Om in te spelen op de ontwikkelingen doet Gasunie de suggestie om een wijzigingsbevoegdheid op te nemen voor het gehele of een gedeelte van het plangebied.
Reactie:
Sinds 2009 vindt er door de gemeente Rotterdam afstemming plaats met de N.V. Nederlandse Gasunie over Stadionpark, waarvan de Sportcampus onderdeel vormt. Over de Structuurvisie Stadionpark is vanaf 2009 mondeling en schriftelijk contact met de Gasunie en de heer C. van Leeuwen. Over het onderdeel Masterplan Sportcampus en Park de Twee Heuvels vindt sinds 2013 afstemming plaats met de N.V. Nederlandse Gasunie, de heer C. van Leeuwen. Daarbij is het alternatief tracé onderdeel van bespreking en studie. De besprekingen bevinden zich momenteel in de fase van de contractvorming. Aangegeven is nu het meest waarschijnlijke tracé conform het huidige inzicht bij gemeente Rotterdam. Mocht uit het overleg met de Nederlandse Gasunie en het Rotterdamse leidingenbureau en de lopende studie blijken, dat hierop nog een aanpassing noodzakelijk is, dan wordt deze in de fase naar het definitief bestemmingsplan verwerkt.
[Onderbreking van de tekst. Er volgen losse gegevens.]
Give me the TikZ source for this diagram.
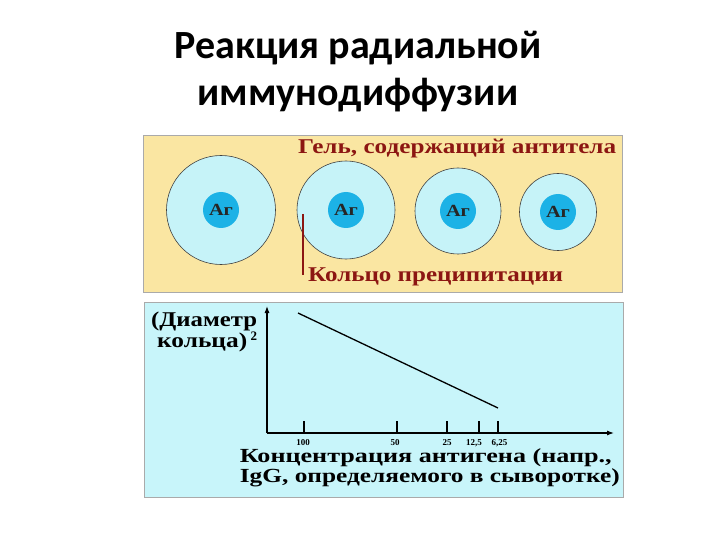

Het voorstel om een wijzigingsbevoegdheid op te nemen is voor de gemeente geen alternatief. Een wijzigingsbevoegdheid is niet aan de orde omdat de ontwikkeling zeker is en de financiële haalbaarheid verzekerd is. Ook zijn de milieuaspecten onderzocht, zodat de gasleiding direct bestemd kan worden. Daarnaast zou dit een extra procedure opleveren, terwijl hiertoe geen aanleiding is en daarmee bovendien de planning van de uitvoering onder druk kan komen te staan. Zowel het huidige als het nieuwe tracé staan op de verbeelding aangegeven, zodat het huidige tracé bestemd blijft totdat het buiten gebruik is genomen.